DATA:
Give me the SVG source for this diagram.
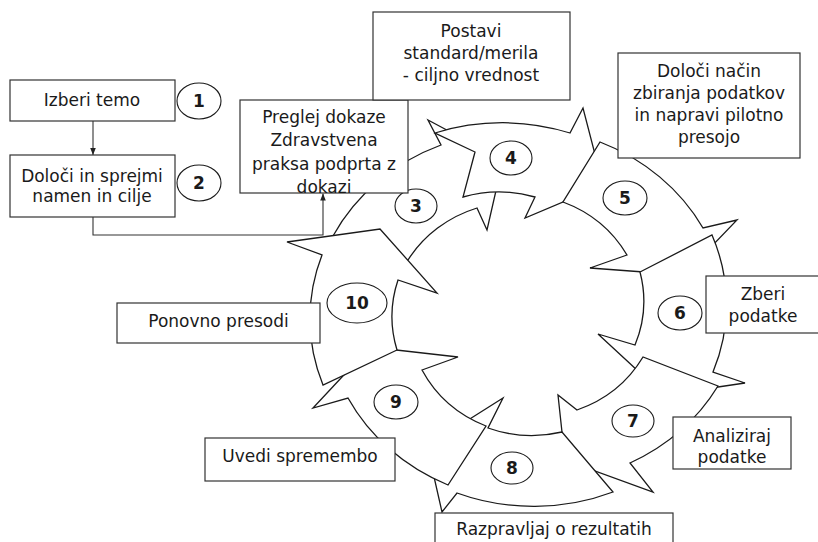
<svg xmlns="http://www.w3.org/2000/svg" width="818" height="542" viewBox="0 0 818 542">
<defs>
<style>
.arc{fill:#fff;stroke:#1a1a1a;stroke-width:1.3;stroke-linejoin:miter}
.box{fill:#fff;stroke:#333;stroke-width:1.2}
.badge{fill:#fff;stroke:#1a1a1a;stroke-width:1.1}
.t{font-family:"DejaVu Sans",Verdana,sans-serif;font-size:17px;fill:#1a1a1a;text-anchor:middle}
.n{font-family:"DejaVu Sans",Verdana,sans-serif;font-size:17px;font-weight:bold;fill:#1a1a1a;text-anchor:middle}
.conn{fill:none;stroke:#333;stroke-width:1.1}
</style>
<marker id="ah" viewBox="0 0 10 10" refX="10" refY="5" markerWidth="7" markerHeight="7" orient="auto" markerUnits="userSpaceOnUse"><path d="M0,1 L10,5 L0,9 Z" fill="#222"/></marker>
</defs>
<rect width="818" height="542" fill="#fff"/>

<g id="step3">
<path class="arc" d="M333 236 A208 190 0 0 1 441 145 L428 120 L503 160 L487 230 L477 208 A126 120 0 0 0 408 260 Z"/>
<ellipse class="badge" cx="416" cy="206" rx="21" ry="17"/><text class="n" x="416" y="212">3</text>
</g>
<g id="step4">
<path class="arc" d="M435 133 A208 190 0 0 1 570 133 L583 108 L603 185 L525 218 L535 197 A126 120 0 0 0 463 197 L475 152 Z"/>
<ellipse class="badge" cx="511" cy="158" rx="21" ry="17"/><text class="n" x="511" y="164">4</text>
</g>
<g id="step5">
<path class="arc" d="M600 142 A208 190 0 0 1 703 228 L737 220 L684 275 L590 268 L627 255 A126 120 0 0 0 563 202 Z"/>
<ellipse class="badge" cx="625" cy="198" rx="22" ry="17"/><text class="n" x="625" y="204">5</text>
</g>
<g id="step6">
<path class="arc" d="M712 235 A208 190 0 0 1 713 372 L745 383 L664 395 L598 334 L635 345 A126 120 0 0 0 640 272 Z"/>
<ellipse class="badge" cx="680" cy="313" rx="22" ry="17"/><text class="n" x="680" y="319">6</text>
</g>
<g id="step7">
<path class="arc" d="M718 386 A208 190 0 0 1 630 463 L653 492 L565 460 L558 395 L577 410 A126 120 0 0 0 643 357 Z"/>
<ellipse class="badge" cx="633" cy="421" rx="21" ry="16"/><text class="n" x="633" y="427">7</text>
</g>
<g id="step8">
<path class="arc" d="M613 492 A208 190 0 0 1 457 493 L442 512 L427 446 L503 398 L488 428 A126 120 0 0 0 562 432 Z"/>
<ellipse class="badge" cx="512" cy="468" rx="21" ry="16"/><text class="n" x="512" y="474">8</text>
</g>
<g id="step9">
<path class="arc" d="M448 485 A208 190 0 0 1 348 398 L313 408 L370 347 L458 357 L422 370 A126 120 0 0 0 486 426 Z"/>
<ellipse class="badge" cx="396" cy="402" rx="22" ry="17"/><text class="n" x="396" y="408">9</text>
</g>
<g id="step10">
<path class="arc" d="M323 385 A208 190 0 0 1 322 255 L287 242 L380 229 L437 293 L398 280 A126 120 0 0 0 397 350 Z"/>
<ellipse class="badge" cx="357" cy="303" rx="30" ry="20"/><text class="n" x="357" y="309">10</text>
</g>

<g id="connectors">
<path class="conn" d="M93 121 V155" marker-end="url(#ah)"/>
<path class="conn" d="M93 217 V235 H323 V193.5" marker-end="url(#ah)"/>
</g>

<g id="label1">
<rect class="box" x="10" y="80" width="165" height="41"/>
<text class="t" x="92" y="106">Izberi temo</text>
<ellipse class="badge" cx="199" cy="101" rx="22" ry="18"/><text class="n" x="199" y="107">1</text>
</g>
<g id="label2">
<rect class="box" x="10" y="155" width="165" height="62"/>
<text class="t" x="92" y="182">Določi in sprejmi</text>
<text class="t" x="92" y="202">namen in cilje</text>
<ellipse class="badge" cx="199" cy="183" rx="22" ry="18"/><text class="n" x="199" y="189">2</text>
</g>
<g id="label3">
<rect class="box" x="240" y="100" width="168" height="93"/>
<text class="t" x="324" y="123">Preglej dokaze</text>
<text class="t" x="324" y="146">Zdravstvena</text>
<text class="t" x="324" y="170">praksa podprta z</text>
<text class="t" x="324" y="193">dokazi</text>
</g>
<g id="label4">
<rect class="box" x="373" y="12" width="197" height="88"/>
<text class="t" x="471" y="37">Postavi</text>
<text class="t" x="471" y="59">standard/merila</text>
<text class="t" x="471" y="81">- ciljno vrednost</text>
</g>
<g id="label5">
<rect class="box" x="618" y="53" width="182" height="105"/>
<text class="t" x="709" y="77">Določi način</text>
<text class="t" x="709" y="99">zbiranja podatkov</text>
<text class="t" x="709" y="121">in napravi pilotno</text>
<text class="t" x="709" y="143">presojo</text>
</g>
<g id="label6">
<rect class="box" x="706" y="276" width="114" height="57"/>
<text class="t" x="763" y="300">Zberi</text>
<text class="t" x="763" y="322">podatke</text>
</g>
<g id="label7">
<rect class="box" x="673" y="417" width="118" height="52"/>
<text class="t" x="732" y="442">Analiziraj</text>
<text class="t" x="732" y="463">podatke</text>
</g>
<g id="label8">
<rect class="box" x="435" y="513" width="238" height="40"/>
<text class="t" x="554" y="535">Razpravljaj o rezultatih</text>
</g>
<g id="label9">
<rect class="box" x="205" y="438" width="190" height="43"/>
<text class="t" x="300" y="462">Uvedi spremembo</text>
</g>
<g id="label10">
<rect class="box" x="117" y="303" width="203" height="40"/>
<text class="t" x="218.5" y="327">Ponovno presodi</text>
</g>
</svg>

PROBLEM TO WORK ON: Reproduce the material in full, word for word, and omit the pictures.

CORRECT ANSWER:
Give me the SVG source for this diagram.
<svg xmlns="http://www.w3.org/2000/svg" width="818" height="542" viewBox="0 0 818 542">
<defs>
<style>
.arc{fill:#fff;stroke:#1a1a1a;stroke-width:1.3;stroke-linejoin:miter}
.box{fill:#fff;stroke:#333;stroke-width:1.2}
.badge{fill:#fff;stroke:#1a1a1a;stroke-width:1.1}
.t{font-family:"DejaVu Sans",Verdana,sans-serif;font-size:17px;fill:#1a1a1a;text-anchor:middle}
.n{font-family:"DejaVu Sans",Verdana,sans-serif;font-size:17px;font-weight:bold;fill:#1a1a1a;text-anchor:middle}
.conn{fill:none;stroke:#333;stroke-width:1.1}
</style>
<marker id="ah" viewBox="0 0 10 10" refX="10" refY="5" markerWidth="7" markerHeight="7" orient="auto" markerUnits="userSpaceOnUse"><path d="M0,1 L10,5 L0,9 Z" fill="#222"/></marker>
</defs>
<rect width="818" height="542" fill="#fff"/>

<g id="step3">
<path class="arc" d="M333 236 A208 190 0 0 1 441 145 L428 120 L503 160 L487 230 L477 208 A126 120 0 0 0 408 260 Z"/>
<ellipse class="badge" cx="416" cy="206" rx="21" ry="17"/><text class="n" x="416" y="212">3</text>
</g>
<g id="step4">
<path class="arc" d="M435 133 A208 190 0 0 1 570 133 L583 108 L603 185 L525 218 L535 197 A126 120 0 0 0 463 197 L475 152 Z"/>
<ellipse class="badge" cx="511" cy="158" rx="21" ry="17"/><text class="n" x="511" y="164">4</text>
</g>
<g id="step5">
<path class="arc" d="M600 142 A208 190 0 0 1 703 228 L737 220 L684 275 L590 268 L627 255 A126 120 0 0 0 563 202 Z"/>
<ellipse class="badge" cx="625" cy="198" rx="22" ry="17"/><text class="n" x="625" y="204">5</text>
</g>
<g id="step6">
<path class="arc" d="M712 235 A208 190 0 0 1 713 372 L745 383 L664 395 L598 334 L635 345 A126 120 0 0 0 640 272 Z"/>
<ellipse class="badge" cx="680" cy="313" rx="22" ry="17"/><text class="n" x="680" y="319">6</text>
</g>
<g id="step7">
<path class="arc" d="M718 386 A208 190 0 0 1 630 463 L653 492 L565 460 L558 395 L577 410 A126 120 0 0 0 643 357 Z"/>
<ellipse class="badge" cx="633" cy="421" rx="21" ry="16"/><text class="n" x="633" y="427">7</text>
</g>
<g id="step8">
<path class="arc" d="M613 492 A208 190 0 0 1 457 493 L442 512 L427 446 L503 398 L488 428 A126 120 0 0 0 562 432 Z"/>
<ellipse class="badge" cx="512" cy="468" rx="21" ry="16"/><text class="n" x="512" y="474">8</text>
</g>
<g id="step9">
<path class="arc" d="M448 485 A208 190 0 0 1 348 398 L313 408 L370 347 L458 357 L422 370 A126 120 0 0 0 486 426 Z"/>
<ellipse class="badge" cx="396" cy="402" rx="22" ry="17"/><text class="n" x="396" y="408">9</text>
</g>
<g id="step10">
<path class="arc" d="M323 385 A208 190 0 0 1 322 255 L287 242 L380 229 L437 293 L398 280 A126 120 0 0 0 397 350 Z"/>
<ellipse class="badge" cx="357" cy="303" rx="30" ry="20"/><text class="n" x="357" y="309">10</text>
</g>

<g id="connectors">
<path class="conn" d="M93 121 V155" marker-end="url(#ah)"/>
<path class="conn" d="M93 217 V235 H323 V193.5" marker-end="url(#ah)"/>
</g>

<g id="label1">
<rect class="box" x="10" y="80" width="165" height="41"/>
<text class="t" x="92" y="106">Izberi temo</text>
<ellipse class="badge" cx="199" cy="101" rx="22" ry="18"/><text class="n" x="199" y="107">1</text>
</g>
<g id="label2">
<rect class="box" x="10" y="155" width="165" height="62"/>
<text class="t" x="92" y="182">Določi in sprejmi</text>
<text class="t" x="92" y="202">namen in cilje</text>
<ellipse class="badge" cx="199" cy="183" rx="22" ry="18"/><text class="n" x="199" y="189">2</text>
</g>
<g id="label3">
<rect class="box" x="240" y="100" width="168" height="93"/>
<text class="t" x="324" y="123">Preglej dokaze</text>
<text class="t" x="324" y="146">Zdravstvena</text>
<text class="t" x="324" y="170">praksa podprta z</text>
<text class="t" x="324" y="193">dokazi</text>
</g>
<g id="label4">
<rect class="box" x="373" y="12" width="197" height="88"/>
<text class="t" x="471" y="37">Postavi</text>
<text class="t" x="471" y="59">standard/merila</text>
<text class="t" x="471" y="81">- ciljno vrednost</text>
</g>
<g id="label5">
<rect class="box" x="618" y="53" width="182" height="105"/>
<text class="t" x="709" y="77">Določi način</text>
<text class="t" x="709" y="99">zbiranja podatkov</text>
<text class="t" x="709" y="121">in napravi pilotno</text>
<text class="t" x="709" y="143">presojo</text>
</g>
<g id="label6">
<rect class="box" x="706" y="276" width="114" height="57"/>
<text class="t" x="763" y="300">Zberi</text>
<text class="t" x="763" y="322">podatke</text>
</g>
<g id="label7">
<rect class="box" x="673" y="417" width="118" height="52"/>
<text class="t" x="732" y="442">Analiziraj</text>
<text class="t" x="732" y="463">podatke</text>
</g>
<g id="label8">
<rect class="box" x="435" y="513" width="238" height="40"/>
<text class="t" x="554" y="535">Razpravljaj o rezultatih</text>
</g>
<g id="label9">
<rect class="box" x="205" y="438" width="190" height="43"/>
<text class="t" x="300" y="462">Uvedi spremembo</text>
</g>
<g id="label10">
<rect class="box" x="117" y="303" width="203" height="40"/>
<text class="t" x="218.5" y="327">Ponovno presodi</text>
</g>
</svg>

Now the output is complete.